Essen/Gelsenkirchen. Ein Gelsenkirchener Erzieher wollte schwer erziehbare Jugendliche an der Costa Brava wieder auf den richtigen Weg bringen. Nun steht der Erzieher vor dem Landgericht Essen. Ihm wird vorgeworfen zwei Jugendliche sexuell missbraucht zu haben. Der 54-jährige Gelsenkirchener spricht von einer Intrige.

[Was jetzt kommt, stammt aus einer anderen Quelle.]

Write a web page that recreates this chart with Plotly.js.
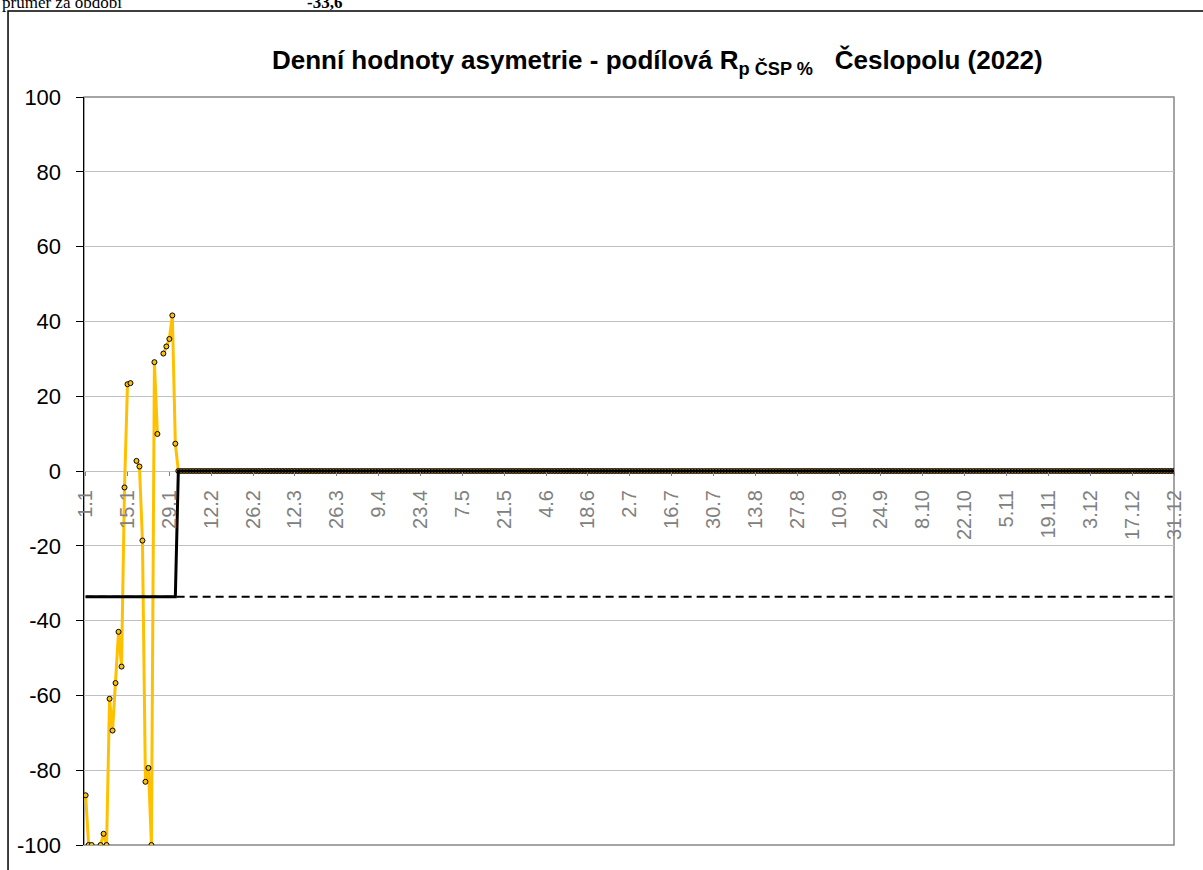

Letzte Rettung Spanien, Costa Brava. In seinem dortigen Anwesen sollten schwer erziehbare Jugendliche, für die es in deutschen Heimen keine Hilfe mehr gab, wieder auf den richtigen Weg gebracht werden. Aber an zwei 16-Jährigen soll sich der 54 Jahre alte Erzieher aus Gelsenkirchen vergangen haben. Vor dem Landgericht Essen wird ihm sexueller Missbrauch vorgeworfen.

Er weist die Vorwürfe zurück: „Zum sexuellen Missbrauch kann ich nichts sagen. Nur: Ich war es nicht.“ Von einer Intrige spricht er. Die Jugendlichen seien von einer Frau, mit der er in Spanien zusammengearbeitet habe, zu der Lüge angestiftet worden. Außerdem hätte sich einer der Jungen davon erhofft, schneller zurück nach Deutschland zu kommen.

Vier Betreuer, fünf Jugendliche

Auslandspädagogik nennt sich das Projekt, das er zwischen 2001 und 2012 auf seinem 2500 Quadratmeter großen Anwesen an der Costa Brava praktizierte. Vier Betreuer, fünf Jugendliche – so sollte denen geholfen werden, die in Deutschland von keinem Heim mehr aufgenommen wurden.

Erzieher hat der ehemalige Handballspieler gelernt. Bis 2001 habe er in Heimeinrichtungen gearbeitet. Er sei aber der Meinung, dass angesichts der Arbeitsbedingungen in deutschen Heimen den Jugendlichen nicht geholfen werde. Deshalb sei er 2001 nach Spanien gezogen. Mit zwei Einrichtungen der Jugendhilfe, die ihm die Kinder zuwiesen, hätte er zusammengearbeitet.

„Schwer erziehbar“ oder „problematisch“ will er die Jugendlichen nicht nennen; er sagt, sie seien „emotional vernachlässigt“. Sein pädagogisches „Konzept“: Verbot von Ablenkungen wie Internet und Fernsehen, Verbot von Süßigkeiten und Nutella. Außerdem mussten sie an seinem Haus und im Garten arbeiten, durften mit ihm, dem geprüften Tauchlehrer, auch im Meer tauchen.

Umzug nach Spanien

Ob sein Umzug nach Spanien an einer Verurteilung zur gleichen Zeit in Deutschland liegen könnte, wird er vor der V. Strafkammer am Montag nicht gefragt. 2001 hatte er Bewährung bekommen, nachdem er zwei Nachbarjungen sexuell missbraucht haben soll.

Auslöser des aktuellen Verfahrens waren spanische Ermittlungen. Nachdem ein anderer Jugendlicher ihm sexuellen Missbrauch vorwarf, kam er in Spanien für einen Tag in U-Haft. Das Verfahren wurde zwar schnell eingestellt, weil der Junge die Vorwürfe zurückzog.

Doch die Vertreter der deutschen Jugendhilfeeinrichtungen recherchierten vor Ort und hörten dabei von neuen Vorwürfen. In U-Haft kam der seit 2012 wieder in Gelsenkirchen lebende Mann im Mai. Da hatte die Justiz den Tipp bekommen, er packe seine Sachen für Ägypten.